The fact is that we actually discover only 1 to 5 novae per year (down to magnitude 11). So, one suspects that there is fertile ground for the dedicated amateur astronomer to have a reasonable hope of discovering a new nova. Will the current "era of surveys'' make these amateur nova discoveries more difficult? Maybe, but probably not. The surveys are designed to detect faint objects. Even magnitude 11 is a glaringly bright object, too bright for most of them to deal with.
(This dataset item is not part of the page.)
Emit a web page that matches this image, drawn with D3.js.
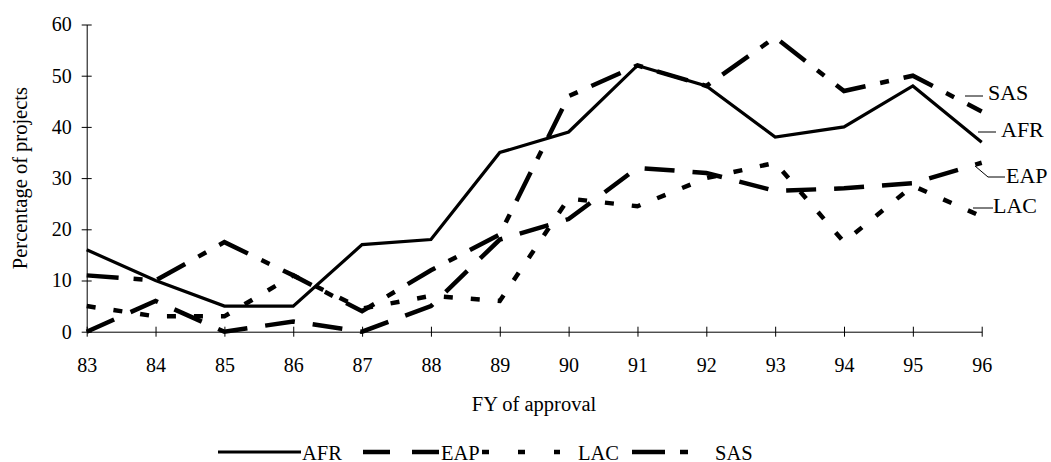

These statistics explain why an above-average level of patience and dedication is needed to be a supernova or nova discoverer. They also are part of the reason that it is useful to have a team, rather than trying to act as the "lone astronomer''. A huge amount of data is going to be gathered and examined. It's likely that some team members are more capable of doing one, or the other. It's also likely that the amateur astronomer has other obligations, in addition to the nova/supernova search. By being part of a team, the observational and data-examination duties can be parsed out so that they are fun, rather than a chore, for the team members. The other reason that it is important to be part of a team is that teamwork is the most effective way to deal with the inevitable high rate of "false alarms''. If you have other discovery-oriented friends, you can call on them for evaluation of any suspected discoveries. This evaluation is likely to require both independent observation of your target and critical examination of your data. These must be done promptly, since any delay risks losing your discovery to someone else. So, before embarking on either of these projects, do check your level of patience and dedication, and do discuss the project with astronomer friends and members of your astronomy club.